The company disclosed this in a statement released on Thursday, marking a significant milestone in its strategic expansion within Nigeria’s energy sector.

“Today marks a historic milestone for Oando PLC as we proudly announce the completion of our agreement with Eni for the acquisition of 100 percent shares of Nigerian Agip Oil Company Limited (NAOC Ltd),” the statement read.

The signing ceremony, which formalized the acquisition, took place at The Peninsula Hotel in London.

Oando highlighted that this acquisition strengthens its position as Nigeria’s leading indigenous energy solutions provider and aligns with its commitment to advancing Nigeria’s energy transition and expanding its portfolio.

Oando expressed optimism about the potential growth opportunities this acquisition will bring to the company, its shareholders, and the broader Nigerian energy sector.

“We are excited about the growth opportunities this presents for Oando PLC, our shareholders, and the Nigerian energy sector.

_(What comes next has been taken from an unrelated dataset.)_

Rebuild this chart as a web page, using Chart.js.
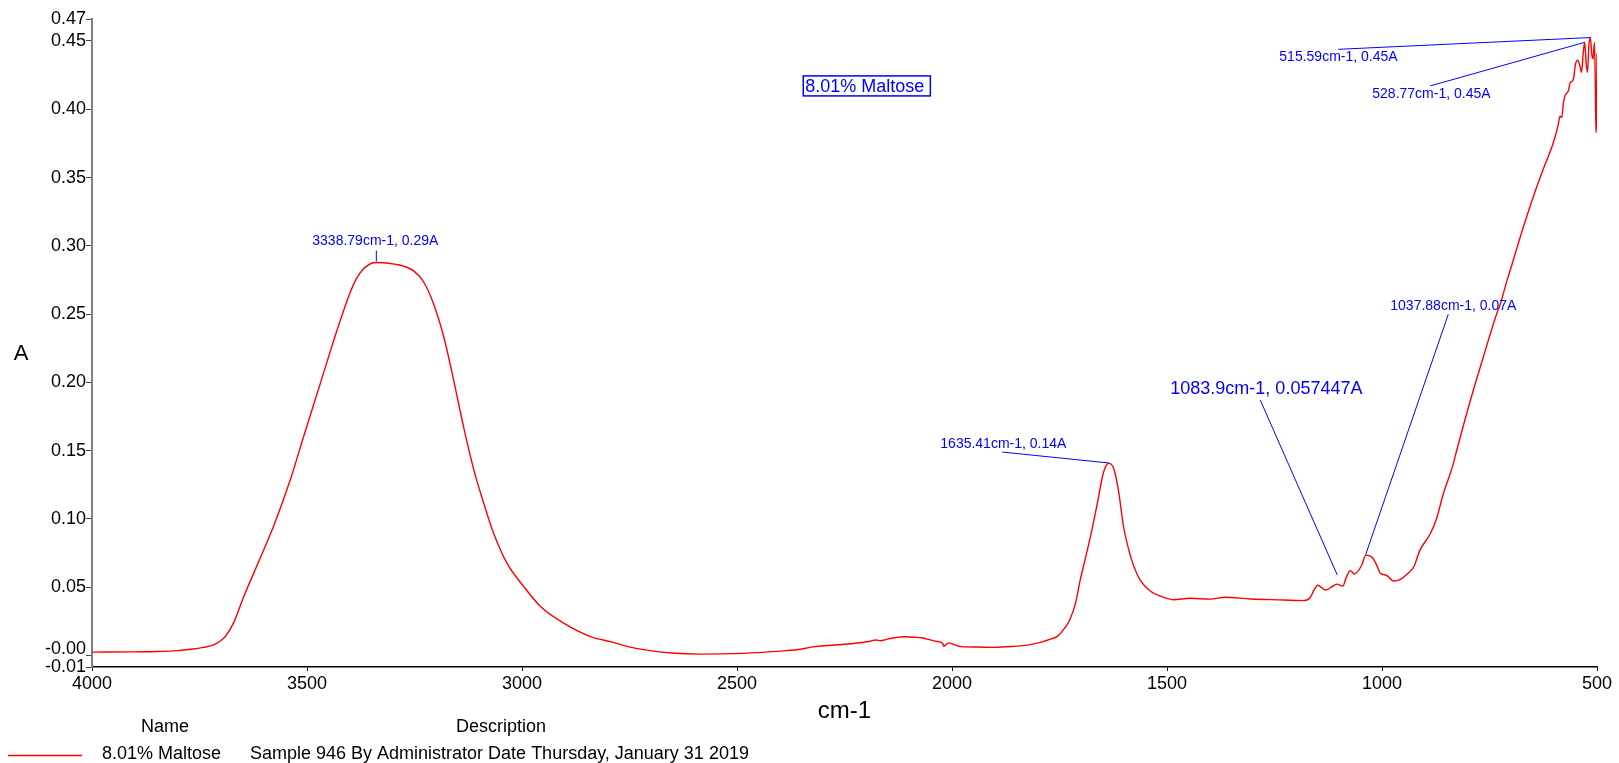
<!DOCTYPE html>
<html>
<head>
<meta charset="utf-8">
<script src="https://cdn.jsdelivr.net/npm/chart.js@4.4.0/dist/chart.umd.min.js"></script>
<style>
html,body{margin:0;padding:0;background:#ffffff;}
#wrap{width:1619px;height:763px;position:relative;}
</style>
</head>
<body>
<div id="wrap"><canvas id="c"></canvas></div>
<script>
// ---- data (wavenumber cm-1, absorbance A) ----
const wavenumbers = [4000,3900,3849,3800,3771,3740,3717,3700,3690,3671,3647,3609,3578,3539,3508,3469,3430,3399,3385,3368,3355,3345,3338.79,3306,3275,3252,3229,3206,3182,3159,3136,3112,3089,3066,3035,2996,2957,2903,2841,2795,2735,2652,2585,2486,2400,2361,2319,2236,2190,2178,2165,2153,2130,2112,2090,2070,2037,2022,2019,2008,1995,1979,1940,1904,1860,1821,1790,1771,1755,1738,1725,1713,1702,1690,1678,1659,1651,1643,1635.41,1624,1613,1601,1585,1573,1562,1539,1508,1485,1446,1399,1364,1306,1229,1182,1167,1158,1149,1132,1118,1105,1091,1083.9,1074,1064,1047,1037.88,1023,1012,1004,990,973,957,940,926,912,888,874,857,836,826,798,764,733,727,709,700,680,669,646,624,601,590,586,582,578,574,570,566,563,555,550,545,540,536,532,528.77,525,522,519,515.59,512,509,506,504,502.5,501.5,500];
const absorbance = [0.0025,0.0027,0.0029,0.0036,0.0046,0.0060,0.0078,0.0110,0.0139,0.0237,0.0432,0.0712,0.0944,0.1285,0.1602,0.1993,0.2383,0.2663,0.2760,0.2834,0.2865,0.2876,0.2878,0.2871,0.2851,0.2817,0.2737,0.2578,0.2334,0.2017,0.1676,0.1359,0.1115,0.0895,0.0676,0.0505,0.0359,0.0237,0.0139,0.0102,0.0052,0.0018,0.0010,0.0016,0.0032,0.0042,0.0065,0.0086,0.0105,0.0114,0.0108,0.0118,0.0132,0.0138,0.0134,0.0130,0.0104,0.0090,0.0068,0.0093,0.0080,0.0065,0.0062,0.0060,0.0066,0.0078,0.0100,0.0120,0.0140,0.0200,0.0270,0.0380,0.0550,0.0710,0.0870,0.1163,0.1298,0.1382,0.1407,0.1370,0.1212,0.0943,0.0730,0.0620,0.0550,0.0472,0.0427,0.0408,0.0419,0.0413,0.0427,0.0414,0.0407,0.0402,0.0425,0.0480,0.0515,0.0480,0.0500,0.0523,0.0508,0.0565,0.0622,0.0597,0.0663,0.0735,0.0719,0.0660,0.0602,0.0588,0.0546,0.0558,0.0600,0.0650,0.0770,0.0890,0.0994,0.1188,0.1385,0.1505,0.1829,0.2190,0.2505,0.2553,0.2749,0.2840,0.3050,0.3160,0.3380,0.3570,0.3760,0.3890,0.3950,0.3940,0.4050,0.4100,0.4120,0.4140,0.4190,0.4220,0.4330,0.4360,0.4320,0.4270,0.4410,0.4490,0.4330,0.4270,0.4460,0.4525,0.4400,0.4370,0.4490,0.4200,0.3830,0.3900,0.4410];

const xTickValues = [4000,3500,3000,2500,2000,1500,1000,500];
const yTickValues = [-0.0084,0.0,0.05,0.10,0.15,0.20,0.25,0.30,0.35,0.40,0.45,0.4661];
const yTickLabels = ['-0.01','-0.00','0.05','0.10','0.15','0.20','0.25','0.30','0.35','0.40','0.45','0.47'];

// peak labels: text, text anchor (wavenumber, A), leader line start and end (wavenumber, A)
const peakLabels = ['515.59cm-1, 0.45A','528.77cm-1, 0.45A','3338.79cm-1, 0.29A','1635.41cm-1, 0.14A','1083.9cm-1, 0.057447A','1037.88cm-1, 0.07A'];
const peakTextWn = [1238.8,1022.6,3487.7,2027.2,1492.3,980.7];
const peakTextA  = [0.4383,0.4113,0.3034,0.1549,0.1950,0.2557];
const leadFromWn = [1101.6,887.7,3338.79,1883,1283,845.8];
const leadFromA  = [0.4439,0.4171,0.2966,0.1490,0.1870,0.2499];
const leadToWn   = [515.59,528.77,3338.79,1635.41,1104,1037.88];
const leadToA    = [0.4525,0.4490,0.2886,0.1410,0.0590,0.0740];
const peakFontPx = [14,14,14,14,18,14];

const seriesName = '8.01% Maltose';
const seriesDescription = 'Sample 946 By Administrator Date Thursday, January 31 2019';
const boxLabelWn = 2341.2, boxLabelA = 0.4171;

const FONT = '"Liberation Sans", Arial, Helvetica, sans-serif';
const points = wavenumbers.map((w,i)=>({x:w,y:absorbance[i]}));

const overlay = {
  id:'overlay',
  afterDraw(chart){
    const ctx = chart.ctx, xs = chart.scales.x, ys = chart.scales.y;
    ctx.save();
    // y tick labels (lower labels pushed apart when they would overlap)
    ctx.font = '18px ' + FONT;
    ctx.fillStyle = '#000000';
    ctx.textAlign = 'right';
    ctx.textBaseline = 'middle';
    let prevY = Infinity;
    for (let i=0;i<yTickValues.length;i++){
      let y = ys.getPixelForValue(yTickValues[i]);
      if (prevY - y < 18) y = prevY - 18;
      ctx.fillText(yTickLabels[i], ys.right - 6, y);
      prevY = y;
    }
    // peak annotations
    for (let i=0;i<peakLabels.length;i++){
      ctx.strokeStyle = '#0000ff';
      ctx.lineWidth = 1;
      ctx.beginPath();
      ctx.moveTo(xs.getPixelForValue(leadFromWn[i]), ys.getPixelForValue(leadFromA[i]));
      ctx.lineTo(xs.getPixelForValue(leadToWn[i]), ys.getPixelForValue(leadToA[i]));
      ctx.stroke();
      ctx.fillStyle = '#0000ff';
      ctx.font = peakFontPx[i] + 'px ' + FONT;
      ctx.textAlign = 'left';
      ctx.textBaseline = 'middle';
      ctx.fillText(peakLabels[i], xs.getPixelForValue(peakTextWn[i]), ys.getPixelForValue(peakTextA[i]));
    }
    // boxed series label
    ctx.font = '18px ' + FONT;
    const bx = xs.getPixelForValue(boxLabelWn), by = ys.getPixelForValue(boxLabelA);
    const bw = ctx.measureText(seriesName).width;
    ctx.fillStyle = '#0000ff';
    ctx.textAlign = 'left';
    ctx.textBaseline = 'middle';
    ctx.fillText(seriesName, bx, by + 1);
    ctx.strokeStyle = '#0000ff';
    ctx.lineWidth = 1.5;
    ctx.strokeRect(bx - 2, by - 10, bw + 8, 20);
    // axis titles
    ctx.fillStyle = '#000000';
    ctx.font = '24px ' + FONT;
    ctx.textAlign = 'center';
    ctx.textBaseline = 'middle';
    ctx.fillText('cm-1', (chart.chartArea.left + chart.chartArea.right)/2, 711);
    ctx.font = '22px ' + FONT;
    ctx.fillText('A', 21, 354);
    // legend table
    ctx.font = '18px ' + FONT;
    ctx.fillText('Name', 165, 727);
    ctx.fillText('Description', 501, 727);
    ctx.textAlign = 'left';
    ctx.fillText(seriesName, 102, 754);
    ctx.fillText(seriesDescription, 250, 754);
    ctx.strokeStyle = '#ff0000';
    ctx.lineWidth = 1.5;
    ctx.beginPath();
    ctx.moveTo(8, 755.5);
    ctx.lineTo(82, 755.5);
    ctx.stroke();
    ctx.restore();
  }
};

Chart.defaults.font.family = FONT;
new Chart(document.getElementById('c'), {
  type: 'line',
  data: {
    datasets: [{
      label: seriesName,
      data: points,
      borderColor: '#ff0000',
      borderWidth: 1.4,
      pointRadius: 0,
      fill: false,
      cubicInterpolationMode: 'monotone'
    }]
  },
  options: {
    responsive: true,
    maintainAspectRatio: false,
    animation: false,
    devicePixelRatio: 1,
    layout: { padding: { left: 0, top: 19, right: 22, bottom: 0 } },
    plugins: { legend: { display: false }, tooltip: { enabled: false } },
    scales: {
      x: {
        type: 'linear',
        reverse: true,
        min: 500,
        max: 4000,
        afterBuildTicks: (s) => { s.ticks = xTickValues.map(v => ({value: v})); },
        afterFit: (s) => { s.height = 96; },
        ticks: {
          autoSkip: false,
          maxRotation: 0,
          padding: 2,
          color: '#000000',
          font: { size: 18 },
          callback: (v) => String(v)
        },
        grid: { drawOnChartArea: false, drawTicks: true, tickLength: 4, tickColor: '#000000', tickWidth: 1 },
        border: { display: true, color: '#000000', width: 1.5 }
      },
      y: {
        type: 'linear',
        min: -0.0084,
        max: 0.4661,
        afterBuildTicks: (s) => { s.ticks = yTickValues.map(v => ({value: v})); },
        afterFit: (s) => { s.width = 92; },
        ticks: {
          display: false,
          autoSkip: false
        },
        grid: { drawOnChartArea: false, drawTicks: true, tickLength: 6, tickColor: '#444444', tickWidth: 1 },
        border: { display: true, color: '#808080', width: 2 }
      }
    }
  },
  plugins: [overlay]
});
</script>
</body>
</html>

We look forward to leveraging the acquired assets to further our goal of providing efficient and sustainable energy solutions for all,” the company stated.

In a corresponding statement on its website, Eni, the parent company of NAOC Ltd, also confirmed the completion of the sale to Oando.

“The transaction, which received the approval of all relevant authorities, is in line with Eni’s strategy focused on the rationalization of the upstream activities by rebalancing its portfolio and divesting non-strategic assets.

“The 5 per cent participating interest in SPDC Joint Venture) is not included in the transaction, as it will be retained in Eni’s portfolio. Eni will continue to be present in the country through investment in deepwater projects and Nigeria LNG, while also exploring new opportunities related to the agri-feedstock sector,” it clarified.